Other than that, it's an incredibly well-built unit.

Are Either Good In Recording Studios?

Not really. Neither has the capacity to record more than 2 instruments, meaning you're very limited to what you can do. If you're a bedroom producer or DJ – these units are perfectly suited to you. They will link up to monitors, and provide headphone output control and inputs for guitar, vocals etc. However, if you're trying to record a band – you really want to go for something a lot more expensive, with a lot more ports.

How Does The Scarlett Compare To Other Audio Interfaces In The Price Range?

Compared to other interfaces in the price range, such as the MOTU, Audient ID4, and PreSonus Studio 26c – the Scarlett interfaces both perform better at recording, with much better built-in pre-amps than most of the competition.

However, the metering, when compared to the MOTU, ID4, and Studio 24c is nowhere near as good.

With the MOTU, for instance, you have an LCD screen that shows you your gain db levels.

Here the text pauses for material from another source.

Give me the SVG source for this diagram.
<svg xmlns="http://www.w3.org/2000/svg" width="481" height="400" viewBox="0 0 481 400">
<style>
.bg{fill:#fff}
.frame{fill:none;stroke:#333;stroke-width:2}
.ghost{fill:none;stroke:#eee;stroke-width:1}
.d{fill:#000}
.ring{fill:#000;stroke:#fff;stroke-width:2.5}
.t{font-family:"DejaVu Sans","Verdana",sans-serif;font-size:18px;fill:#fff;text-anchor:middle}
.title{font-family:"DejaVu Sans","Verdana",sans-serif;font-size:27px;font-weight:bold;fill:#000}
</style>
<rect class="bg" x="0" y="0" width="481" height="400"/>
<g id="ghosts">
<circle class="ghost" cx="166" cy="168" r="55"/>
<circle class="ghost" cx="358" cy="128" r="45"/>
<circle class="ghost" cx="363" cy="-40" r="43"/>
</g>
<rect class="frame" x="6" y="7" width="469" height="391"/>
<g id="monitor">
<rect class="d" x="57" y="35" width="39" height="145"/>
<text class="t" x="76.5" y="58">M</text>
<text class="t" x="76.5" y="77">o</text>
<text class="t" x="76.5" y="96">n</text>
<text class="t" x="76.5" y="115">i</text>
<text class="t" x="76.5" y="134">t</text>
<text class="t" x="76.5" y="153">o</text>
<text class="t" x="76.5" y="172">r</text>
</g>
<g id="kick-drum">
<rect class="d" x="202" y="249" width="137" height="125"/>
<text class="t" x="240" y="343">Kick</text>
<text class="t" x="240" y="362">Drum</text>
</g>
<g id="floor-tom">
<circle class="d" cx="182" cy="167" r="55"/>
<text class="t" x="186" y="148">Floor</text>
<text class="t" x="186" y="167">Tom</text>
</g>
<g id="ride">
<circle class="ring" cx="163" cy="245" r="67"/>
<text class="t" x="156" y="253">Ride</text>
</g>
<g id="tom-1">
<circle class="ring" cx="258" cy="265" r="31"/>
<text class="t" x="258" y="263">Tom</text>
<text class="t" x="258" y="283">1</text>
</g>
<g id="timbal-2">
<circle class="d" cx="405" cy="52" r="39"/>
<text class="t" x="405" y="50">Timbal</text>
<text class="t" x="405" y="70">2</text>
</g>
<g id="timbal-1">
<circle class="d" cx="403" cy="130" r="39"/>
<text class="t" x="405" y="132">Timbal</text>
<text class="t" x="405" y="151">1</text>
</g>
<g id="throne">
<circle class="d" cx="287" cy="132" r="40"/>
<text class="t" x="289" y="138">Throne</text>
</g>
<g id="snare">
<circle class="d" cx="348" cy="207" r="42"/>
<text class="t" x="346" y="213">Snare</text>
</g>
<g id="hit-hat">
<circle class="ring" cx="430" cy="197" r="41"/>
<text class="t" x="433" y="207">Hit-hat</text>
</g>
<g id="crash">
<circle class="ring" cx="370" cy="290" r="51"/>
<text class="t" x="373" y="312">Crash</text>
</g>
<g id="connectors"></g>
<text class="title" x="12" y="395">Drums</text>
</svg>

With the ID4 and 26c, you get separate lights that tell you whether your signal is peaking or not.

motu m2 audio interface
Motu M2 LCD gain metering

The Scarlett offers a LED light ring around the gain knob, which is awful at gauging the gain of a signal, and to make matters even worse, the knobs are also incredibly fiddly.

If you're recording a few instruments like vocals or guitar for your bedroom production sessions – the Scarlett has the best pre-amps and hardware to get you the best results, right out of the box. However, if you want finer detailed metering, we would avoid it.

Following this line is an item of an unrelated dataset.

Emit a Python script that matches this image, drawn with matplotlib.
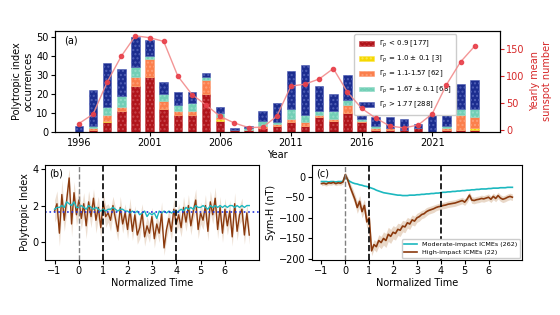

Additionally, it's important to note that the MOTU has DC-coupled outputs (which is a big thing if you're into hardware synths).

If you're a synth gearhead, DC-coupled outputs allow you to be able to plug your hardware in and send, gate, note, or MIDI signals directly from your synths, to your interface. This is something that is exclusive to the MOTU M2 in this price range – and if that's important to you – you should strongly consider the MOTU range over the Scarlett range in this budget bracket.